Making use of technology, some districts favor ‘remote’ over ‘snow’ days

Amid a pandemic and piles of snow, more than a dozen Long Island school districts have opted to provide remote online lessons for students during winter storms, rather than shutting down for a day or two.

The switch from traditional “snow days” to “remote days,” while controversial, makes perfect sense, supporters said. They noted that schools over the past year have made massive purchases of electronic tablets, camcorders and other apparatus needed for online instruction in response to the COVID-19 crisis.

As a result, some districts have decided to make use of the extra equipment when the weather turns bad.

Huntington’s 4,900-student system, for example, has gone remote on three stormy days — the first in December, followed by two days at the beginning of February.

Kristin Kanzer, president of the district’s PTA Council, said she has noticed changes in parents’ reactions to the scheduling changes over time.

“Particularly for younger kids, the initial reaction from parents might have been disappointment that they didn’t have time for sledding,” said Kanzer, who has two teenage sons in the district. “By the time of the second or third day, the reaction was different, and parents were more interested in seeing that continuity of learning.”

Huntington Superintendent James Polansky would like to see remote schooling continued during bad weather in future years, should state policy allow this.

For 2020-21, New York State is permitting districts to count such learning toward their mandatory 180 days of annual instruction on a trial basis. Massachusetts has adopted a similar policy.

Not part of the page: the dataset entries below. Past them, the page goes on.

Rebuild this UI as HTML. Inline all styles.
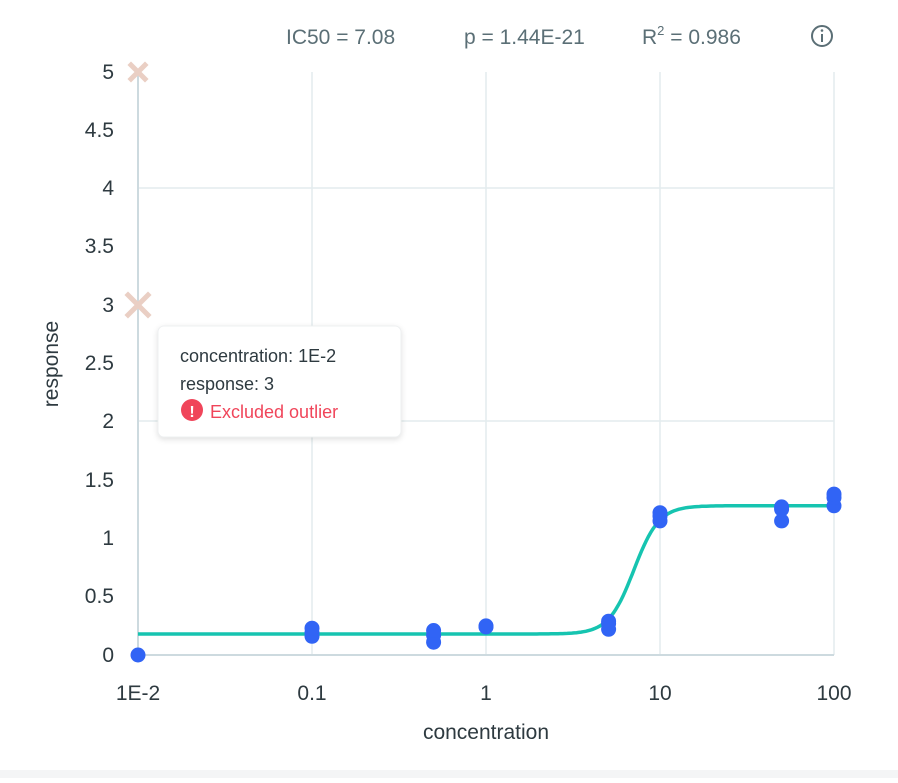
<!DOCTYPE html>
<html><head><style>
body{margin:0;background:#fff;width:898px;height:778px;overflow:hidden;font-family:"Liberation Sans",sans-serif;}
</style></head><body>
<svg width="898" height="778" xmlns="http://www.w3.org/2000/svg" font-family="Liberation Sans, sans-serif">
<rect x="0" y="770" width="898" height="8" fill="#f4f5f6"/>
<g fill="#5b6f76" font-size="21">
<text x="286" y="44">IC50 = 7.08</text>
<text x="464" y="44">p = 1.44E-21</text>
<text x="642" y="44">R<tspan font-size="13" dy="-9">2</tspan><tspan dy="9"> = 0.986</tspan></text>
</g>
<circle cx="822" cy="36" r="10" fill="none" stroke="#5b6f76" stroke-width="2"/>
<rect x="821" y="34" width="2" height="8" fill="#5b6f76"/><circle cx="822" cy="30.5" r="1.3" fill="#5b6f76"/>
<g stroke="#e3ecee" stroke-width="1.5">
<line x1="312" y1="72" x2="312" y2="655"/><line x1="486" y1="72" x2="486" y2="655"/>
<line x1="660" y1="72" x2="660" y2="655"/><line x1="834" y1="72" x2="834" y2="655"/>
<line x1="138" y1="188" x2="834" y2="188"/><line x1="138" y1="421" x2="834" y2="421"/>
</g>
<g stroke="#cddadf" stroke-width="2"><line x1="138" y1="72" x2="138" y2="656"/><line x1="137" y1="655" x2="834" y2="655"/></g>
<g fill="#2e3a40" font-size="21" text-anchor="end">
<text x="114" y="79">5</text><text x="114" y="137">4.5</text><text x="114" y="195">4</text><text x="114" y="253">3.5</text>
<text x="114" y="312">3</text><text x="114" y="370">2.5</text><text x="114" y="428">2</text><text x="114" y="487">1.5</text>
<text x="114" y="545">1</text><text x="114" y="603">0.5</text><text x="114" y="662">0</text>
</g>
<g fill="#2e3a40" font-size="21" text-anchor="middle">
<text x="138" y="700">1E-2</text><text x="312" y="700">0.1</text><text x="486" y="700">1</text><text x="660" y="700">10</text><text x="834" y="700">100</text>
<text x="486" y="739">concentration</text>
<text transform="translate(58 364) rotate(-90)">response</text>
</g>
<path id="curve" fill="none" stroke="#16c4b0" stroke-width="3.5"/>
<g fill="#3164f5">
<circle cx="138" cy="655" r="7.5"/>
<circle cx="312" cy="636.3" r="7.5"/><circle cx="312" cy="632.8" r="7.5"/><circle cx="312" cy="628.2" r="7.5"/>
<circle cx="433.6" cy="642.2" r="7.5"/><circle cx="433.6" cy="635.2" r="7.5"/><circle cx="433.6" cy="630.5" r="7.5"/>
<circle cx="486" cy="625.9" r="7.5"/><circle cx="486" cy="627" r="7.5"/>
<circle cx="608.6" cy="629.3" r="7.5"/><circle cx="608.6" cy="623.5" r="7.5"/><circle cx="608.6" cy="621.2" r="7.5"/>
<circle cx="660" cy="520.9" r="7.5"/><circle cx="660" cy="516.3" r="7.5"/><circle cx="660" cy="512.7" r="7.5"/>
<circle cx="781.6" cy="520.9" r="7.5"/><circle cx="781.6" cy="509.2" r="7.5"/><circle cx="781.6" cy="506.9" r="7.5"/>
<circle cx="834" cy="505.8" r="7.5"/><circle cx="834" cy="497.6" r="7.5"/><circle cx="834" cy="494.1" r="7.5"/>
</g>
<g stroke="#eacfc4" stroke-width="5" stroke-linecap="square">
<path d="M131 65L145 79M145 65L131 79"/>
<path d="M128 295L148 315M148 295L128 315"/>
</g>
<rect x="158" y="326" width="243" height="111" rx="6" fill="#fff" stroke="#eef0f1" style="filter:drop-shadow(0 2px 3px rgba(0,0,0,0.12))"/>
<g font-size="18">
<text x="180" y="362" fill="#2e3a40">concentration: 1E-2</text>
<text x="180" y="390" fill="#2e3a40">response: 3</text>
<circle cx="192" cy="410" r="11" fill="#f0455a"/>
<text x="192" y="417" fill="#fff" font-size="16" font-weight="bold" text-anchor="middle">!</text>
<text x="210" y="418" fill="#f0455a">Excluded outlier</text>
</g>
<script>
var X=function(c){return 138+174*(Math.log10(c)+2)},Y=function(r){return 655-116.6*r};
var d="";for(var i=0;i<=300;i++){var lc=-2+4*i/300,c=Math.pow(10,lc);var r=0.18+(1.28-0.18)/(1+Math.pow(7.08/c,6));d+=(i?"L":"M")+X(c).toFixed(1)+" "+Y(r).toFixed(1);}
document.getElementById("curve").setAttribute("d",d);
</script>
</svg>
</body></html>
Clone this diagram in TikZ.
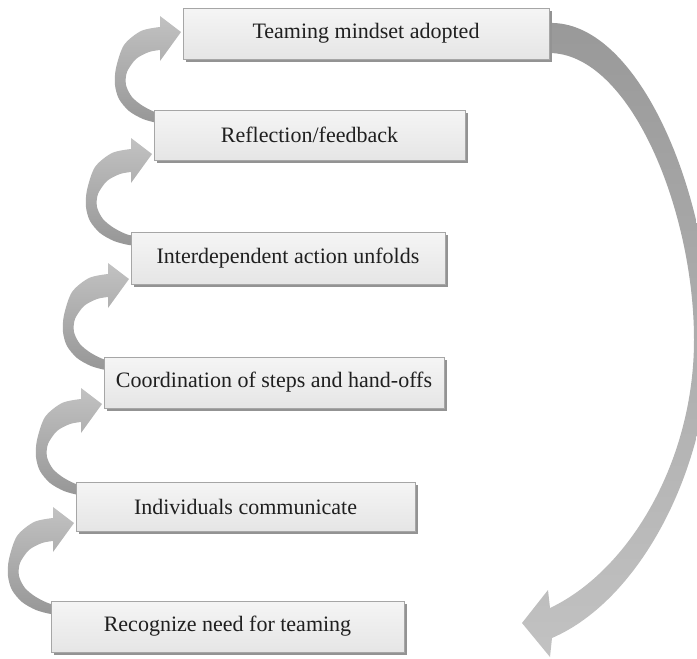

“It’s very hard seeing the silver lining,” Polansky said of the pandemic’s impact on education. “But when all this is over, there will be some things that come out of this that will continue to benefit students and staff, and this may be one of those things.”

In Plainedge, the head of the district’s teachers union, Perry Fuchs, said his perceptions changed when the district went remote during February’s first storm.

“I gotta say, I was apprehensive at first,” Fuchs said. “But it went off without a hitch.”

A Newsday check of districts’ posted schedules for Feb. 1, in the midst of the Island’s first major snowstorm, found 14 districts offering remote instruction. Communities served stretched from Elmont and Manhasset in the west to Montauk and Springs in the east. More than a dozen independent schools, mostly Catholic, also posted that they were going remote.

Meanwhile, the great majority of the region’s 124 districts stuck with traditional snow closings, with some vigorously defending their position. Wyandanch Superintendent Gina Talbert issued a letter describing snow days as times for students to “just be kids by playing in the snow, baking cookies, reading books, watching a good movie and simply enjoying family time.”

“Snow days are a rite of passage for kids,” said Jeanette Deutermann, founder of an Islandwide parent network and mother of two students in the Bellmore-Merrick system. “In an age when we’re giving up all sorts of childhood memories in favor of technology, it’s worthwhile holding on to a few of those memories.”

Others take a different view.

“We’ve had so much bad weather,” said Debra Winter, schools chief in the Springs district that decided to try remote instruction. “There’s sleet, there’s slush. Is it really a good day to go sledding?”

Nationwide, the issue of snow days verses remote days is also under debate.

The EdWeek Research Center, headquartered in Bethesda, Maryland, surveyed a nationwide sample of educators last year and found that 39% of district leaders and principals had districts converting snow days to remote learning days. Another 32% said their districts were considering such changes.

The center is affiliated with Education Week, a national publication.

One expert on the subject, Richard Ferdig, a professor of educational technology at Kent State University in Ohio, noted that schools in this country have provided online learning to varying degrees since 1995. Given that fact, he said, there’s no reason remote learning cannot be delivered effectively when schools shut down for storms, provided there is adequate technology and training for teachers.

“If people draw on what we know works best in online instruction, based on 25 years’ experience, then I think snow days lose out,” Ferdig said. “And I would actually hope snow days do lose out.”

Locally, proponents of this approach cited several advantages. Going online during storms helps districts provide instructional days mandated by state law and avoids the need to cancel vacation days later to make up for lost time, they said.

“The biggest advantage is that we won’t have to give up our vacation days,” said Brenda Lentsch, public relations director for Commack schools. “And we would only use remote learning when we need to meet the minimum state requirement for 180 days of instruction.”

Also, some school leaders said, the remote approach reduces the potential for hazards faced by school buses in transit on icy roads.

“If you don’t want people at risk, and you can offer remote without risk, then why not?” said Jack Perna, superintendent in the Montauk district.